Material provided:
** Start **

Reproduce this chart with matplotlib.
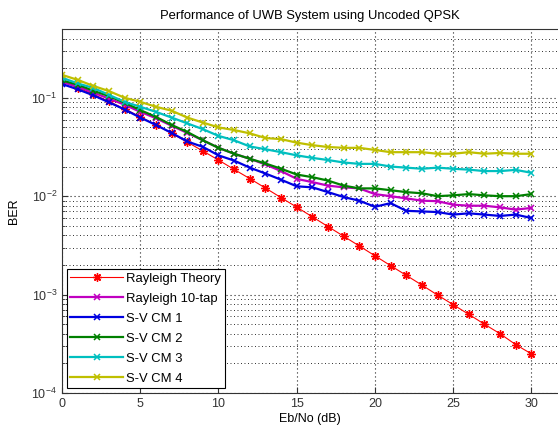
import numpy as np
import matplotlib
matplotlib.use("Agg")
from matplotlib import pyplot as plt
from matplotlib.ticker import LogLocator, FixedLocator, NullFormatter

plt.rcParams['font.family'] = ['Liberation Sans', 'DejaVu Sans']
plt.rcParams['mathtext.fontset'] = 'custom'
plt.rcParams['mathtext.rm'] = 'Liberation Sans'
plt.rcParams['mathtext.it'] = 'Liberation Sans'

# Eb/No axis (dB)
ebno = list(range(0, 31))

# values
rayleigh_theory = [0.1464, 0.1267, 0.1085, 0.0919, 0.0771, 0.0642, 0.0530, 0.0435,
                   0.0355, 0.0288, 0.0233, 0.0187, 0.0151, 0.0121, 0.00967, 0.00774,
                   0.00617, 0.00491, 0.00392, 0.00312, 0.00248, 0.00197, 0.00157,
                   0.00125, 0.00099, 0.00079, 0.00063, 0.00050, 0.00040, 0.00031, 0.00025]
rayleigh_10tap = [0.145, 0.130, 0.113, 0.098, 0.085, 0.072, 0.062, 0.052, 0.044, 0.037,
                  0.031, 0.027, 0.024, 0.021, 0.018, 0.015, 0.0139, 0.0128, 0.0123, 0.0120,
                  0.0105, 0.0100, 0.0095, 0.0090, 0.0089, 0.0082, 0.0080, 0.0080, 0.0077,
                  0.0073, 0.0076]
sv_cm1 = [0.138, 0.122, 0.106, 0.090, 0.076, 0.063, 0.053, 0.044, 0.036, 0.0317,
          0.026, 0.023, 0.0195, 0.017, 0.0147, 0.0126, 0.0123, 0.0110, 0.0098, 0.0090,
          0.0078, 0.0085, 0.0071, 0.0070, 0.0069, 0.0065, 0.0067, 0.0065, 0.0063,
          0.0065, 0.0060]
sv_cm2 = [0.150, 0.136, 0.118, 0.104, 0.089, 0.075, 0.064, 0.053, 0.045, 0.037,
          0.031, 0.027, 0.024, 0.0215, 0.019, 0.0166, 0.0156, 0.0144, 0.0128, 0.0120,
          0.0120, 0.0115, 0.0110, 0.0107, 0.0100, 0.0102, 0.0105, 0.0102, 0.0100,
          0.0100, 0.0105]
sv_cm3 = [0.160, 0.140, 0.126, 0.107, 0.091, 0.081, 0.072, 0.063, 0.055, 0.048,
          0.041, 0.037, 0.032, 0.030, 0.028, 0.026, 0.0245, 0.0233, 0.022, 0.0213,
          0.0213, 0.020, 0.0195, 0.019, 0.0195, 0.019, 0.0186, 0.018, 0.018, 0.0185,
          0.0173]
sv_cm4 = [0.171, 0.152, 0.132, 0.117, 0.100, 0.091, 0.081, 0.074, 0.063, 0.056,
          0.050, 0.047, 0.0435, 0.039, 0.038, 0.035, 0.033, 0.0316, 0.031, 0.031,
          0.0295, 0.028, 0.028, 0.028, 0.027, 0.027, 0.028, 0.027, 0.0275, 0.027,
          0.027]

fig = plt.figure(figsize=(5.58, 4.33), dpi=100)
ax = fig.add_axes([62 / 558, 40 / 433, 1 - 62 / 558, 364 / 433])

asterisk = (8, 2, 0)
ax.semilogy(ebno, rayleigh_theory, '-', marker=asterisk, color='#ff0000', lw=0.8, ms=6, mew=1.0, label='Rayleigh Theory')
ax.semilogy(ebno, rayleigh_10tap, '-x', color='#c000c0', lw=1.6, ms=4, mew=1.1, label='Rayleigh 10-tap')
ax.semilogy(ebno, sv_cm1, '-x', color='#0000e0', lw=1.6, ms=4, mew=1.1, label='S-V CM 1')
ax.semilogy(ebno, sv_cm2, '-x', color='#008000', lw=1.6, ms=4, mew=1.1, label='S-V CM 2')
ax.semilogy(ebno, sv_cm3, '-x', color='#00bfbf', lw=1.6, ms=4, mew=1.1, label='S-V CM 3')
ax.semilogy(ebno, sv_cm4, '-x', color='#bfbf00', lw=1.6, ms=4, mew=1.1, label='S-V CM 4')

ax.set_xlim(0, 31.7)
ax.set_ylim(1e-4, 0.5)
ax.xaxis.set_major_locator(FixedLocator([0, 5, 10, 15, 20, 25, 30]))
ax.yaxis.set_major_locator(LogLocator(base=10, numticks=10))
ax.yaxis.set_minor_locator(LogLocator(base=10, subs=np.arange(2, 10), numticks=20))
ax.yaxis.set_minor_formatter(NullFormatter())

dots = (0, (1, 2.6))
ax.grid(True, which='major', ls=dots, color='#202020', lw=0.8)
ax.grid(True, which='minor', axis='y', ls=dots, color='#303030', lw=0.7)
ax.tick_params(which='both', direction='in', labelsize=9, colors='#333333')
ax.tick_params(which='major', length=4)
ax.tick_params(which='minor', length=2)
ax.spines['right'].set_visible(False)
for s in ['left', 'bottom', 'top']:
    ax.spines[s].set_color('#333333')

ax.set_title('Performance of UWB System using Uncoded QPSK', fontsize=9.4, pad=7)
ax.set_xlabel('Eb/No (dB)', fontsize=9, labelpad=2)
ax.set_ylabel('BER', fontsize=9, labelpad=8)

leg = ax.legend(loc='lower left', prop={'size': 9.4}, fancybox=False, framealpha=1,
                edgecolor='k', borderaxespad=0.35, handlelength=4.0, handletextpad=0.25,
                labelspacing=0.6, borderpad=0.3)
leg.get_frame().set_linewidth(0.8)

plt.savefig("out.png", dpi=100)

** End **

Stated goal:
Return only the number of lines in the data above that include the word "matplotlib".

Expected output:
5